Directive: A verbatim copy is needed of the lines from the one containing "Give me the Plotly source for this chart." down to the one containing "y_ticks = [0, 3, 6, 9, 12, 15, 18, 21, 24]", inclusive. Print it with no pictures.

Supplied records:
____

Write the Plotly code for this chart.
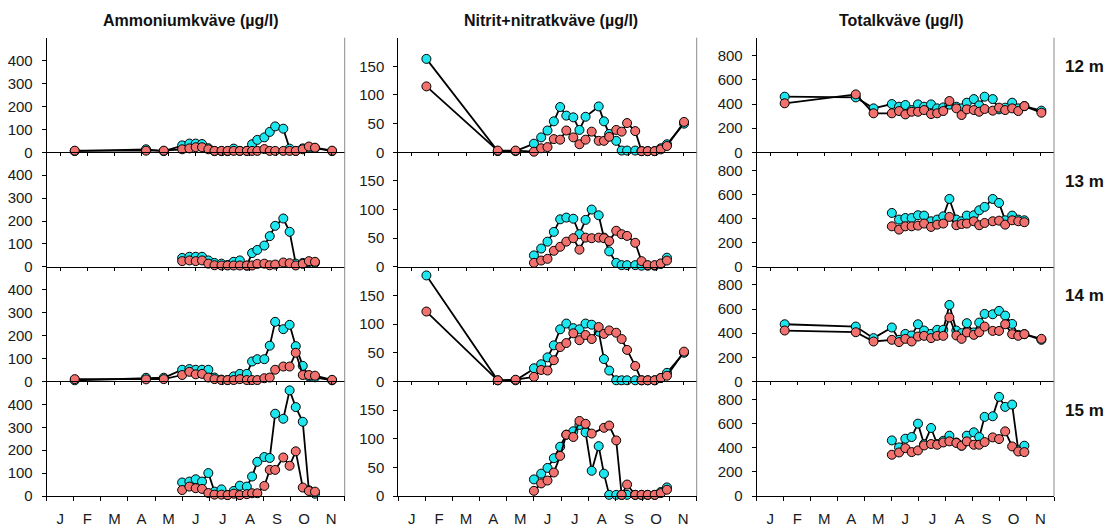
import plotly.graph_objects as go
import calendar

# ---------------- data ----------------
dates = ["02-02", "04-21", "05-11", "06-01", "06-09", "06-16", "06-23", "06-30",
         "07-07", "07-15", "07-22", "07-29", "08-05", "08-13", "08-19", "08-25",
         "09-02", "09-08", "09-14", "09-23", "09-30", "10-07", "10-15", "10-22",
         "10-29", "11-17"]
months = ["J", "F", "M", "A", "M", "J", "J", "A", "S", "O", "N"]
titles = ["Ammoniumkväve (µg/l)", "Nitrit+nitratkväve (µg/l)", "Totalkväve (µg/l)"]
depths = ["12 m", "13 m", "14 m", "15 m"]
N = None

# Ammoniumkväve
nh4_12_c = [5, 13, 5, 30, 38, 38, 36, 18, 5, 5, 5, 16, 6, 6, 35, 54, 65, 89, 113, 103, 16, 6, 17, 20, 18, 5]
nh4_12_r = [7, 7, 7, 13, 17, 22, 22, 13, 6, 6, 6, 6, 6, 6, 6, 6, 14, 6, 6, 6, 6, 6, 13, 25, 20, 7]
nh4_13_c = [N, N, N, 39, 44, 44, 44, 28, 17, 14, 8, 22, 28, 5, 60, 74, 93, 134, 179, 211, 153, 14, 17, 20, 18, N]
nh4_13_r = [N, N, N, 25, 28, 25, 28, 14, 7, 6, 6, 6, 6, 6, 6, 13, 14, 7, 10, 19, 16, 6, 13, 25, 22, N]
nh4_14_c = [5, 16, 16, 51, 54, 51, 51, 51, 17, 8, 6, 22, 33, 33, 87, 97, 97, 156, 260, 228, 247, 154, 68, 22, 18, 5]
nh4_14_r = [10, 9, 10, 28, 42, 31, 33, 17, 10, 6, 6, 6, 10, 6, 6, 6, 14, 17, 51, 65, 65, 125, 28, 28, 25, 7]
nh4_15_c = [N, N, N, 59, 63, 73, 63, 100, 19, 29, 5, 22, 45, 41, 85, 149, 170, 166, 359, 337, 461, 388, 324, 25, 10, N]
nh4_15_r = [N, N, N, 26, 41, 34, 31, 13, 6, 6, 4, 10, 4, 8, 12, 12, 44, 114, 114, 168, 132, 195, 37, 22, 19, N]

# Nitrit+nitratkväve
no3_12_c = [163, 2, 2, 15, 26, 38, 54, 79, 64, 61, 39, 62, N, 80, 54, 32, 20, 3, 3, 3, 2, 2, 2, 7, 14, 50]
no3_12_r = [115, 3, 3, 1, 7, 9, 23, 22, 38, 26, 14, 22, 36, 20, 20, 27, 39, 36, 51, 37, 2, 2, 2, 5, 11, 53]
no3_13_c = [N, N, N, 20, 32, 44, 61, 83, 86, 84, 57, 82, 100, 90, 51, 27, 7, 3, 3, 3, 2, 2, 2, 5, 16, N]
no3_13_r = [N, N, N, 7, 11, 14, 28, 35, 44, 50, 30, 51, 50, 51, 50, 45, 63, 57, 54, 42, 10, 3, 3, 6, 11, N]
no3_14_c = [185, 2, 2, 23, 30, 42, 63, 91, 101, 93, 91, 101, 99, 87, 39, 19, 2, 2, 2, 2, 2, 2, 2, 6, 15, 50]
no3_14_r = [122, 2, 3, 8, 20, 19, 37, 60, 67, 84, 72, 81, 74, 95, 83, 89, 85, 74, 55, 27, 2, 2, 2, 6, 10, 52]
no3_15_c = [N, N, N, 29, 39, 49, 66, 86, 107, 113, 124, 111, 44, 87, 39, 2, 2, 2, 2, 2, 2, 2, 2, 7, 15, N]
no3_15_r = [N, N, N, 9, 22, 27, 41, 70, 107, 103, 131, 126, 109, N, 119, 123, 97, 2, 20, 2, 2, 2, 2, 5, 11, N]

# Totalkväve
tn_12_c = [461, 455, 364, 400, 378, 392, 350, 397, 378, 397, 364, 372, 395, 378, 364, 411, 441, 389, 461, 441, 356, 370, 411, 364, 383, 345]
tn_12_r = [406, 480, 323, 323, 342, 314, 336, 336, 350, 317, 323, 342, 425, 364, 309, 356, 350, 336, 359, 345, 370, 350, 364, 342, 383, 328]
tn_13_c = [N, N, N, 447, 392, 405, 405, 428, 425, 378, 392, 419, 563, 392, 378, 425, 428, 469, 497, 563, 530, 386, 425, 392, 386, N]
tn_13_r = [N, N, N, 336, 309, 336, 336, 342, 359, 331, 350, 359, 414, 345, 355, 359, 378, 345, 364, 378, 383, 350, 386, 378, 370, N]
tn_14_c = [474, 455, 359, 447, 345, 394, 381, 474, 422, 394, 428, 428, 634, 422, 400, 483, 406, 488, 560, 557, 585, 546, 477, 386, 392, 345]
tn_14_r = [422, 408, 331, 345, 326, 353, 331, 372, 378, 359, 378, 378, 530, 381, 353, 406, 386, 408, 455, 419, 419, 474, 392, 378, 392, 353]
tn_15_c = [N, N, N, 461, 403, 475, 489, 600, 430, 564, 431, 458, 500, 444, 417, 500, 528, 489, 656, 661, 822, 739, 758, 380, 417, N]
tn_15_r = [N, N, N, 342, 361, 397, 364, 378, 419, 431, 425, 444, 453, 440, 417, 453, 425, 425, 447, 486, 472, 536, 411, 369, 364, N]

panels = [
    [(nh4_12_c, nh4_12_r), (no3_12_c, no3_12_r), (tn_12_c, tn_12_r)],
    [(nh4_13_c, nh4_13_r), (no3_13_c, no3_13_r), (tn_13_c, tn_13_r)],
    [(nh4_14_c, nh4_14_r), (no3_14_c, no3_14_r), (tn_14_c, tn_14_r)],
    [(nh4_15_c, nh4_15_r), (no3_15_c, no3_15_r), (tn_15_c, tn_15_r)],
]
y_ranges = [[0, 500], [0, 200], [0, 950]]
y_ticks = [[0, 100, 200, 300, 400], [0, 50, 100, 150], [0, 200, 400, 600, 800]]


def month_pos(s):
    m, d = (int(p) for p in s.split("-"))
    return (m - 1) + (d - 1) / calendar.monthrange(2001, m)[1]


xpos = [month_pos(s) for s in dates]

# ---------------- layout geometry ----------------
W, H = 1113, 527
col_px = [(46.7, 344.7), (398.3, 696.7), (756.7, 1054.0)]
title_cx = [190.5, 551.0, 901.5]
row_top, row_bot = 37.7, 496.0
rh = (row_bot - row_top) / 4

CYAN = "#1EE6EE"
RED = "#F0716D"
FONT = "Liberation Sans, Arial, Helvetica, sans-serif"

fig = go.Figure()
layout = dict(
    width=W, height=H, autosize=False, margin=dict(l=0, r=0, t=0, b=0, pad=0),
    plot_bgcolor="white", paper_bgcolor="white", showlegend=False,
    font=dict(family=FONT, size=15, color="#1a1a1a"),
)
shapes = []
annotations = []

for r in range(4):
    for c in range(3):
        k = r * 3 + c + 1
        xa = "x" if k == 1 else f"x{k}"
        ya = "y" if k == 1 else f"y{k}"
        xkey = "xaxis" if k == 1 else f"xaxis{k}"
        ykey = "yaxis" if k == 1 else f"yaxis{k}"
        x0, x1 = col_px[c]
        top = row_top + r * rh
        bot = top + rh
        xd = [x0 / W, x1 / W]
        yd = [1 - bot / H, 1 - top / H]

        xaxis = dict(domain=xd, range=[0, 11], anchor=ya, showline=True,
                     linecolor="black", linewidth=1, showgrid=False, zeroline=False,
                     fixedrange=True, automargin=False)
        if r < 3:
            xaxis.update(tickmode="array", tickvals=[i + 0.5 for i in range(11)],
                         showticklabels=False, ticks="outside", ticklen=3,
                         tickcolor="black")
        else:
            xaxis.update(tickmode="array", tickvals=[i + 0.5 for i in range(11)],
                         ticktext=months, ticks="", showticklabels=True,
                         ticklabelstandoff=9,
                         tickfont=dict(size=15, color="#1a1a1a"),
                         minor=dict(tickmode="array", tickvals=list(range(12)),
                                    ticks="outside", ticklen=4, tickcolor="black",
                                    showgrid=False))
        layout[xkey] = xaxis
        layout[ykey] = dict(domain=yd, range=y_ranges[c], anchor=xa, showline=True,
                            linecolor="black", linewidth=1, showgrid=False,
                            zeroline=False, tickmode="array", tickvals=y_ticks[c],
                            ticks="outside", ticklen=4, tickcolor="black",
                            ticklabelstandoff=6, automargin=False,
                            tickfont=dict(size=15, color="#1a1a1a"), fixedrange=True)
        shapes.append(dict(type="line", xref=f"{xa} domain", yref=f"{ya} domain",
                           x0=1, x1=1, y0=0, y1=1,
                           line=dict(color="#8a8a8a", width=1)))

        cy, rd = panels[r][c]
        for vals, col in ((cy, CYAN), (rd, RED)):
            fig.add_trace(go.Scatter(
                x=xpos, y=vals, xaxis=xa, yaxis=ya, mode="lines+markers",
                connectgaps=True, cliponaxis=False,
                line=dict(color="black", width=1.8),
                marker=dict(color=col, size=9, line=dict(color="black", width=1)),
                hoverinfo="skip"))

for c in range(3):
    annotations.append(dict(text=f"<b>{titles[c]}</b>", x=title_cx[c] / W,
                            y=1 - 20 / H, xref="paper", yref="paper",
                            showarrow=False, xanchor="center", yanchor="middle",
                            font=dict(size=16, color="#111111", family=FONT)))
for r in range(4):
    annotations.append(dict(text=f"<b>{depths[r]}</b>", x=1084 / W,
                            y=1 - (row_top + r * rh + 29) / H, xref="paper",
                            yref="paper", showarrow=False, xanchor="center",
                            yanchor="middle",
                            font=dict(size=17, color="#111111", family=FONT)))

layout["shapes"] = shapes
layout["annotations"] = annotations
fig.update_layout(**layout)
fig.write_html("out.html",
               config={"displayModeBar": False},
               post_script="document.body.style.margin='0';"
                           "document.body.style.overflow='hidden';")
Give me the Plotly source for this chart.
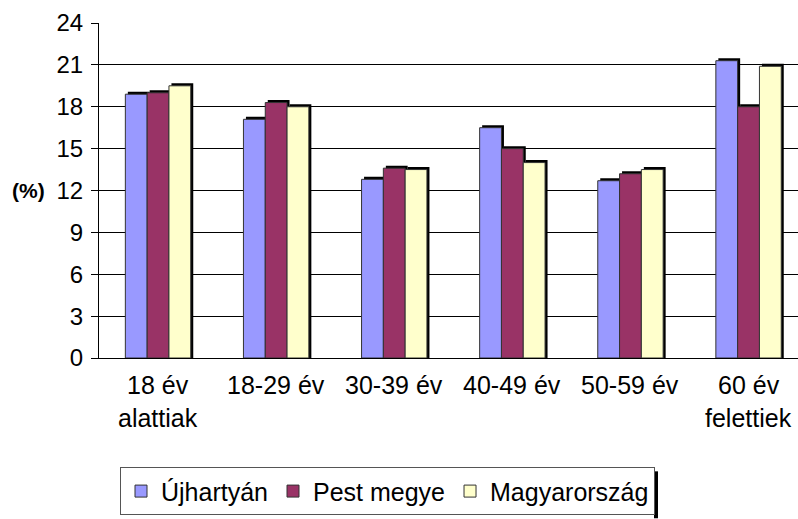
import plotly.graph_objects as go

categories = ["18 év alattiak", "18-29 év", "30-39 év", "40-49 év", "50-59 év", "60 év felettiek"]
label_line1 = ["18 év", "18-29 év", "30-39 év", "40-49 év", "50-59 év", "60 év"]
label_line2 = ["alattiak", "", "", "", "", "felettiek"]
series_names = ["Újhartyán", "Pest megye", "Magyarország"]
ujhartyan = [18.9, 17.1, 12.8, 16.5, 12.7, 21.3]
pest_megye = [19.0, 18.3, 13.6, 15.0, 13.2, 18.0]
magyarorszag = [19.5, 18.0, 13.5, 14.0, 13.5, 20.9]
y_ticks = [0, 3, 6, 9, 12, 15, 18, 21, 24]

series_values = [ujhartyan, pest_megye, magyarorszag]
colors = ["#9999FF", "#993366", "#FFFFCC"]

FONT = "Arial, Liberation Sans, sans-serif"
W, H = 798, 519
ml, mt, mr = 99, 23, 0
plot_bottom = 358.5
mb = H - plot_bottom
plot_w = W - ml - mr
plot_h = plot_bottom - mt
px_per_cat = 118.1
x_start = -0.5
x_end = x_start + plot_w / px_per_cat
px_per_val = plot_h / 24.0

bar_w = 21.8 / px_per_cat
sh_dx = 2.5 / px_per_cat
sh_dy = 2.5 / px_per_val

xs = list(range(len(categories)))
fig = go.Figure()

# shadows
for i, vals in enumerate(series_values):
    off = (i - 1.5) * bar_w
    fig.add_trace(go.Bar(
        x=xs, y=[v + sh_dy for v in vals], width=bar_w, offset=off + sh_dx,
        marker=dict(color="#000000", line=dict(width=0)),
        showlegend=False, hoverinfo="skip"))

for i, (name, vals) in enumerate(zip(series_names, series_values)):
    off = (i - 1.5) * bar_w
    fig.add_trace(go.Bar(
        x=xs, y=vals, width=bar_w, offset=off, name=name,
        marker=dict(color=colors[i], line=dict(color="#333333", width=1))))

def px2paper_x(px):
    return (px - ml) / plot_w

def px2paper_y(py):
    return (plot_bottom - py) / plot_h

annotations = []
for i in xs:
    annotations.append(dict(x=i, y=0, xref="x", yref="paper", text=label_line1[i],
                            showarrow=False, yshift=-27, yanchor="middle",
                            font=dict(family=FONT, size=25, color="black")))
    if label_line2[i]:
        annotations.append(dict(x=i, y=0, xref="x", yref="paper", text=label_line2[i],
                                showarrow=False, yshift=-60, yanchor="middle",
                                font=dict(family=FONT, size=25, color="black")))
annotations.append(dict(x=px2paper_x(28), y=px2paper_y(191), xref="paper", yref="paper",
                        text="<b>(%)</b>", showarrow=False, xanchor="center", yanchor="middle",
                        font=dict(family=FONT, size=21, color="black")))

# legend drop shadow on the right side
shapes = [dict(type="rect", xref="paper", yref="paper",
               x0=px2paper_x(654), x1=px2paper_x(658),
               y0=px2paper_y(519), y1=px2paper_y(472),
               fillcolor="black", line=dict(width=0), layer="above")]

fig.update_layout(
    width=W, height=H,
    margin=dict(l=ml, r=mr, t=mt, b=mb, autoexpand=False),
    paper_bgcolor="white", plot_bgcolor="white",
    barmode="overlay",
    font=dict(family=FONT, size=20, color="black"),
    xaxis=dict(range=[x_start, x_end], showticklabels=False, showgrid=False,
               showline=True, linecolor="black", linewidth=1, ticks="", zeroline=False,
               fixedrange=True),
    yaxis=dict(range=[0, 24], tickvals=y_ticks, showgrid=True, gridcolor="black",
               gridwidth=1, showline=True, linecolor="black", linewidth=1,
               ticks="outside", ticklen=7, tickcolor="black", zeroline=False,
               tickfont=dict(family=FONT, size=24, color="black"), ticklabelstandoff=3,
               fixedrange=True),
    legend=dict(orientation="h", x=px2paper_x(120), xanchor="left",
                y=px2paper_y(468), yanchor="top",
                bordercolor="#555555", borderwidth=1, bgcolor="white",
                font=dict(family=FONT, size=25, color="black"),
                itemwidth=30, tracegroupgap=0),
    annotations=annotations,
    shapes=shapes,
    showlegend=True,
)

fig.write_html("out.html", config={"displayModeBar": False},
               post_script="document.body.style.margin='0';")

____

Completed task:
Give me the Plotly source for this chart.
import plotly.graph_objects as go

categories = ["18 év alattiak", "18-29 év", "30-39 év", "40-49 év", "50-59 év", "60 év felettiek"]
label_line1 = ["18 év", "18-29 év", "30-39 év", "40-49 év", "50-59 év", "60 év"]
label_line2 = ["alattiak", "", "", "", "", "felettiek"]
series_names = ["Újhartyán", "Pest megye", "Magyarország"]
ujhartyan = [18.9, 17.1, 12.8, 16.5, 12.7, 21.3]
pest_megye = [19.0, 18.3, 13.6, 15.0, 13.2, 18.0]
magyarorszag = [19.5, 18.0, 13.5, 14.0, 13.5, 20.9]
y_ticks = [0, 3, 6, 9, 12, 15, 18, 21, 24]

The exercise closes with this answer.